NSW.52 Dataset

Description

  • Target Soil Properties: SOC, pH, Clay

  • Groups of Features: DEM, RSS

  • Sample size: 52

  • Number of Features: 5

  • Coordinates: With coordinates (EPSG: 32755)

  • Location: New South Wales, Australia

  • Sampling Design: Two sampling designs and campaigns over multiple fields: (1) random sampling from k-means clustering based on digital soil maps, digital elevation model, air-borne gamma radiometric data and remote sensing satellite images, and (2) stratified random sampling based on soil type and land use parameters

  • Study Area Size: 1,158 ha

  • Geological Setting: Alluvial deposits of basaltic sediments

  • Previous Data Publication: None

  • Contact Information:
  • License: CC BY-SA 4.0

  • Publication/Modification Date (d/m/y): 28.02.25, version 1.0

  • Changelog:
    • Version 1.0 (28.02.25): Initial release

Details

Dataset

The dataset contains the following target soil properties and features:

Target Soil Properties:

SOC - Soil Organic Carbon
  • Code: SOC_target

  • Unit: %

  • Protocol: Measured through titration after oxidization of the organic carbon (Walkley & Black 1934)

  • Sampling Date: July 2018 and December 2018

  • Sampling Depth: 0 - 10 cm

pH
  • Code: pH_target

  • Unit: Unitless

  • Protocol: Measured in CaCl₂ suspension with a glass electrode with a 5:1 liquid:soil volumetric ratio

  • Sampling Date: July 2018 and December 2018

  • Sampling Depth: 0 - 10 cm

Clay
  • Code: Clay_target

  • Unit: %

  • Protocol: Hydrometer method; separation of the fractions by sieving and sedimentation. Measurement of the separated fractions by weighing the density of the suspension (Gee and Bauder 1979)

  • Sampling Date: July 2018 and December 2018

  • Sampling Depth: 0 - 10 cm

Groups of Features:

DEM – Digital Elevation Model and Terrain Parameters
  • Number Features: 2

  • Code(s): Altitude, Slope

  • Unit: Altitude in m, Slope in °

  • Sensing: Digital elevation model raster (5 m) based on LiDAR and photogrammetry from the “Elevation and Depth – Foundation Spatial Data (ELVIS)”

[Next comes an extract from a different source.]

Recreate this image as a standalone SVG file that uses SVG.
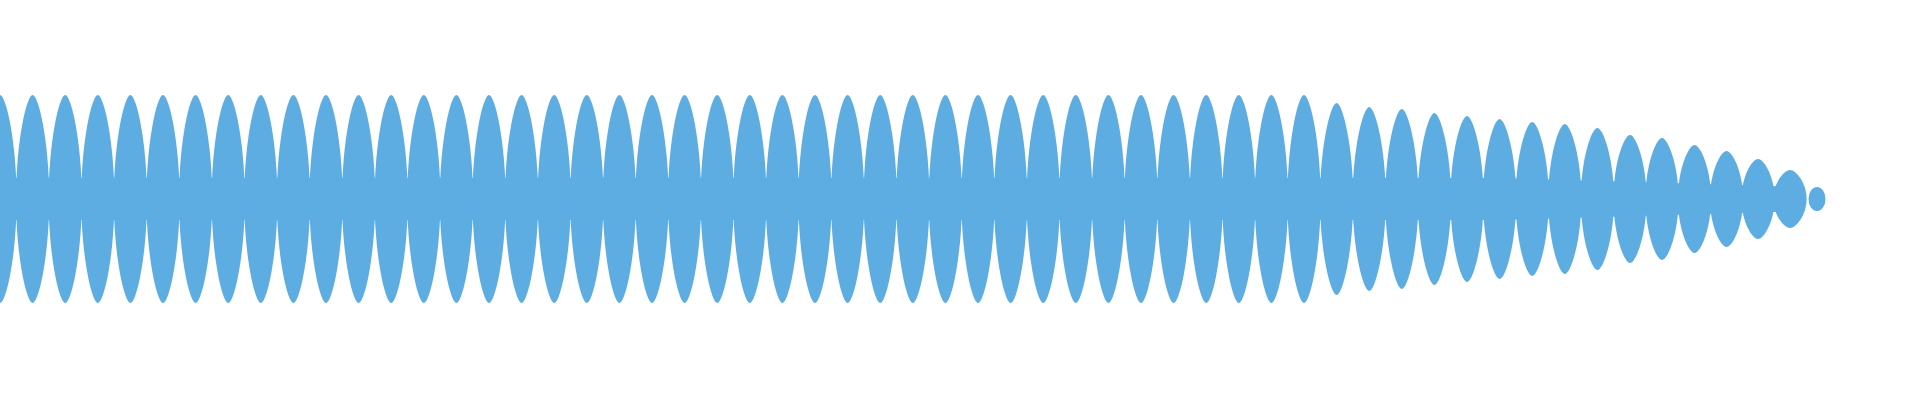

  • Processing: Calculating Slope with terrain function of the raster R-package, extracting DEM values from raster at soil sampling locations

  • Sampling Date: April 2016

RSS – Remote Sensing Derived Spectral Data
  • Number Features: 3

  • Code(s): B02, B8A, B11

  • Unit: Unitless

  • Sensing: Sentinel-2 bare soil image (Level-2A) from “Copernicus Open Access Hub”, with bands of 10 - 20 m spatial resolution

  • Processing: Extracting RSS values from raster at soil sampling locations, selecting bands spread throughout the spectral range with lower intercorrelation due to low sample size

  • Sampling Date: July 2018

Examples

from LimeSoDa import load_dataset, split_dataset
from sklearn.linear_model import LinearRegression
from sklearn.metrics import r2_score, mean_squared_error
import numpy as np

# Load and explore the dataset
data = load_dataset("NSW.52")
dataset = data["Dataset"]
folds = data["Folds"]
coords = data["Coordinates"]

# Split into train/test using fold 1
X_train, X_test, y_train, y_test = split_dataset(
    data=data,
    fold=1,
    targets=["pH_target", "SOC_target", "Clay_target"]
)

# Fit model and get predictions
model = LinearRegression()
model.fit(X_train, y_train)
predictions = model.predict(X_test)

# Calculate performance metrics
r2 = r2_score(y_test, predictions)
rmse = np.sqrt(mean_squared_error(y_test, predictions))
print(f"R-squared: {r2:.7f}")
print(f"RMSE: {rmse:.7f}")

References

Gee, G. W., & Bauder, J. W. (1979). Particle size analysis by hydrometer: a simplified method for routine textural analysis and a sensitivity test of measurement parameters. Soil Science Society of America Journal, 43(5), 1004-1007.

Walkley, A. & Black, I. A. (1934). An examination of the Degtjareff method for determining soil organic matter, and a proposed modification of the chromic acid titration method. Soil science, 37(1), 29-38.